Repeat all the material exactly; pictures stay out of your copy.

++++++

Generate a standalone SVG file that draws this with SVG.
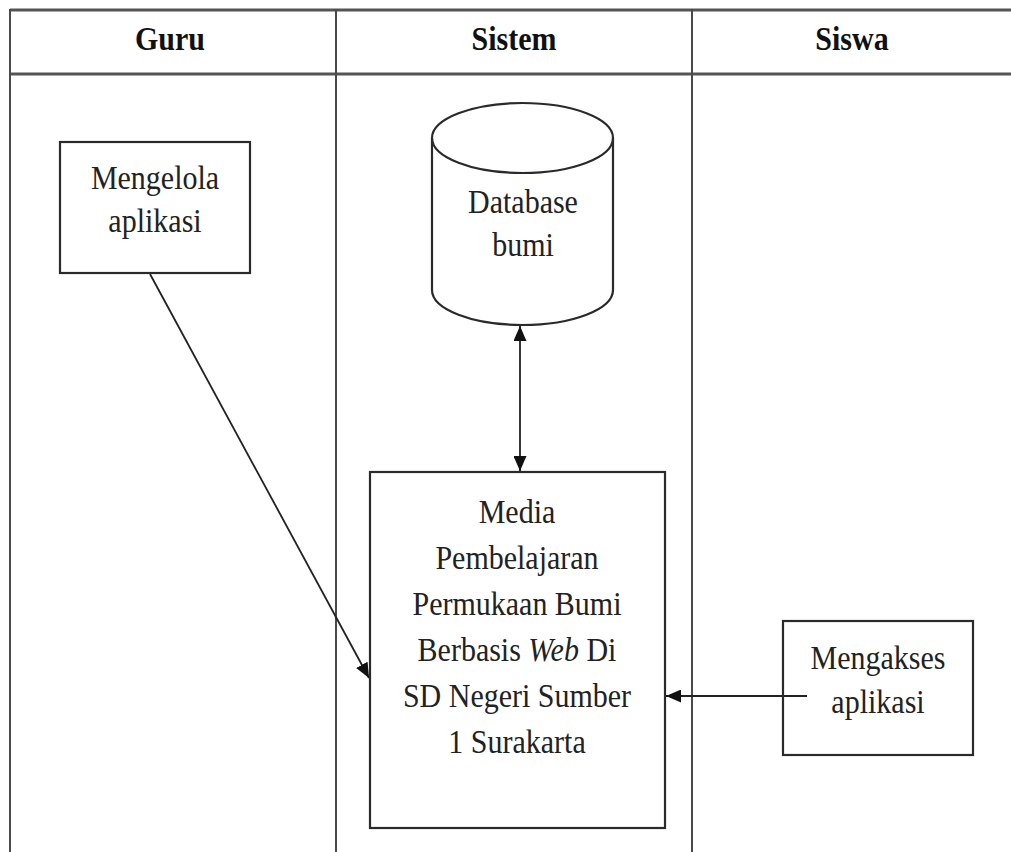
<svg xmlns="http://www.w3.org/2000/svg" width="1011" height="852" viewBox="0 0 1011 852">
  <style>
    .lane { stroke: #4a4a4a; stroke-width: 2; fill: none; }
    .rule { stroke: #555; stroke-width: 3; fill: none; }
    .box { stroke: #2a2a2a; stroke-width: 2.2; fill: #fff; }
    .open { fill: none; }
    .head { font-family: "Liberation Serif", "Times New Roman", serif; font-weight: bold; font-size: 30px; fill: #111; text-anchor: middle; }
    .lbl { font-family: "Liberation Serif", "Times New Roman", serif; font-size: 30px; fill: #222; text-anchor: middle; }
    .conn { stroke: #222; stroke-width: 1.8; fill: none; }
  </style>
  <defs>
    <marker id="arrow" viewBox="0 0 15 13" refX="15" refY="6.5" markerWidth="15" markerHeight="13" markerUnits="userSpaceOnUse" orient="auto-start-reverse">
      <path d="M0,0 L15,6.5 L0,13 Z" fill="#111"/>
    </marker>
  </defs>
  <rect width="1011" height="852" fill="#fff"/>

  <!-- swimlane frame -->
  <g id="lanes">
    <line class="rule" x1="10" y1="10" x2="1011" y2="10"/>
    <line class="rule" x1="10" y1="74" x2="1011" y2="74"/>
    <line class="lane" x1="10" y1="9" x2="10" y2="852"/>
    <line class="lane" x1="336" y1="9" x2="336" y2="852"/>
    <line class="lane" x1="692" y1="9" x2="692" y2="852"/>
    <text class="head" transform="translate(170,50) scale(1,1.15)">Guru</text>
    <text class="head" transform="translate(514,50) scale(1,1.15)">Sistem</text>
    <text class="head" transform="translate(852,50) scale(1,1.15)">Siswa</text>
  </g>

  <!-- connectors -->
  <g id="connectors">
    <line class="conn" x1="520" y1="326" x2="520" y2="471" marker-start="url(#arrow)" marker-end="url(#arrow)"/>
    <line class="conn" x1="150" y1="274" x2="369" y2="678" marker-end="url(#arrow)"/>
    <line class="conn" x1="807" y1="696" x2="666" y2="696" marker-end="url(#arrow)"/>
  </g>

  <g id="mengelola">
    <rect class="box" x="60" y="142" width="190" height="131"/>
    <text class="lbl" transform="translate(155,189) scale(1,1.1)">Mengelola</text>
    <text class="lbl" transform="translate(155,232) scale(1,1.1)">aplikasi</text>
  </g>

  <g id="database">
    <path class="box" d="M432,138 L432,290 A90.5,35 0 0 0 613,290 L613,138 A90.5,35 0 0 0 432,138 Z"/>
    <path class="box open" d="M432,138 A90.5,35 0 0 0 613,138"/>
    <text class="lbl" transform="translate(523,213) scale(1,1.1)">Database</text>
    <text class="lbl" transform="translate(523,256) scale(1,1.1)">bumi</text>
  </g>

  <g id="media">
    <rect class="box" x="370" y="472" width="295" height="356"/>
    <text class="lbl" transform="translate(517,523) scale(1,1.1)">Media</text>
    <text class="lbl" transform="translate(517,569) scale(1,1.1)">Pembelajaran</text>
    <text class="lbl" transform="translate(517,615) scale(1,1.1)">Permukaan Bumi</text>
    <text class="lbl" transform="translate(517,661) scale(1,1.1)">Berbasis <tspan font-style="italic">Web</tspan> Di</text>
    <text class="lbl" transform="translate(517,707) scale(1,1.1)">SD Negeri Sumber</text>
    <text class="lbl" transform="translate(517,753) scale(1,1.1)">1 Surakarta</text>
  </g>

  <g id="mengakses">
    <rect class="box open" x="783" y="621" width="190" height="134"/>
    <text class="lbl" transform="translate(878,669) scale(1,1.1)">Mengakses</text>
    <text class="lbl" transform="translate(878,713) scale(1,1.1)">aplikasi</text>
  </g>
</svg>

++++++

Worked solution
Generate a standalone SVG file that draws this with SVG.
<svg xmlns="http://www.w3.org/2000/svg" width="1011" height="852" viewBox="0 0 1011 852">
  <style>
    .lane { stroke: #4a4a4a; stroke-width: 2; fill: none; }
    .rule { stroke: #555; stroke-width: 3; fill: none; }
    .box { stroke: #2a2a2a; stroke-width: 2.2; fill: #fff; }
    .open { fill: none; }
    .head { font-family: "Liberation Serif", "Times New Roman", serif; font-weight: bold; font-size: 30px; fill: #111; text-anchor: middle; }
    .lbl { font-family: "Liberation Serif", "Times New Roman", serif; font-size: 30px; fill: #222; text-anchor: middle; }
    .conn { stroke: #222; stroke-width: 1.8; fill: none; }
  </style>
  <defs>
    <marker id="arrow" viewBox="0 0 15 13" refX="15" refY="6.5" markerWidth="15" markerHeight="13" markerUnits="userSpaceOnUse" orient="auto-start-reverse">
      <path d="M0,0 L15,6.5 L0,13 Z" fill="#111"/>
    </marker>
  </defs>
  <rect width="1011" height="852" fill="#fff"/>

  <!-- swimlane frame -->
  <g id="lanes">
    <line class="rule" x1="10" y1="10" x2="1011" y2="10"/>
    <line class="rule" x1="10" y1="74" x2="1011" y2="74"/>
    <line class="lane" x1="10" y1="9" x2="10" y2="852"/>
    <line class="lane" x1="336" y1="9" x2="336" y2="852"/>
    <line class="lane" x1="692" y1="9" x2="692" y2="852"/>
    <text class="head" transform="translate(170,50) scale(1,1.15)">Guru</text>
    <text class="head" transform="translate(514,50) scale(1,1.15)">Sistem</text>
    <text class="head" transform="translate(852,50) scale(1,1.15)">Siswa</text>
  </g>

  <!-- connectors -->
  <g id="connectors">
    <line class="conn" x1="520" y1="326" x2="520" y2="471" marker-start="url(#arrow)" marker-end="url(#arrow)"/>
    <line class="conn" x1="150" y1="274" x2="369" y2="678" marker-end="url(#arrow)"/>
    <line class="conn" x1="807" y1="696" x2="666" y2="696" marker-end="url(#arrow)"/>
  </g>

  <g id="mengelola">
    <rect class="box" x="60" y="142" width="190" height="131"/>
    <text class="lbl" transform="translate(155,189) scale(1,1.1)">Mengelola</text>
    <text class="lbl" transform="translate(155,232) scale(1,1.1)">aplikasi</text>
  </g>

  <g id="database">
    <path class="box" d="M432,138 L432,290 A90.5,35 0 0 0 613,290 L613,138 A90.5,35 0 0 0 432,138 Z"/>
    <path class="box open" d="M432,138 A90.5,35 0 0 0 613,138"/>
    <text class="lbl" transform="translate(523,213) scale(1,1.1)">Database</text>
    <text class="lbl" transform="translate(523,256) scale(1,1.1)">bumi</text>
  </g>

  <g id="media">
    <rect class="box" x="370" y="472" width="295" height="356"/>
    <text class="lbl" transform="translate(517,523) scale(1,1.1)">Media</text>
    <text class="lbl" transform="translate(517,569) scale(1,1.1)">Pembelajaran</text>
    <text class="lbl" transform="translate(517,615) scale(1,1.1)">Permukaan Bumi</text>
    <text class="lbl" transform="translate(517,661) scale(1,1.1)">Berbasis <tspan font-style="italic">Web</tspan> Di</text>
    <text class="lbl" transform="translate(517,707) scale(1,1.1)">SD Negeri Sumber</text>
    <text class="lbl" transform="translate(517,753) scale(1,1.1)">1 Surakarta</text>
  </g>

  <g id="mengakses">
    <rect class="box open" x="783" y="621" width="190" height="134"/>
    <text class="lbl" transform="translate(878,669) scale(1,1.1)">Mengakses</text>
    <text class="lbl" transform="translate(878,713) scale(1,1.1)">aplikasi</text>
  </g>
</svg>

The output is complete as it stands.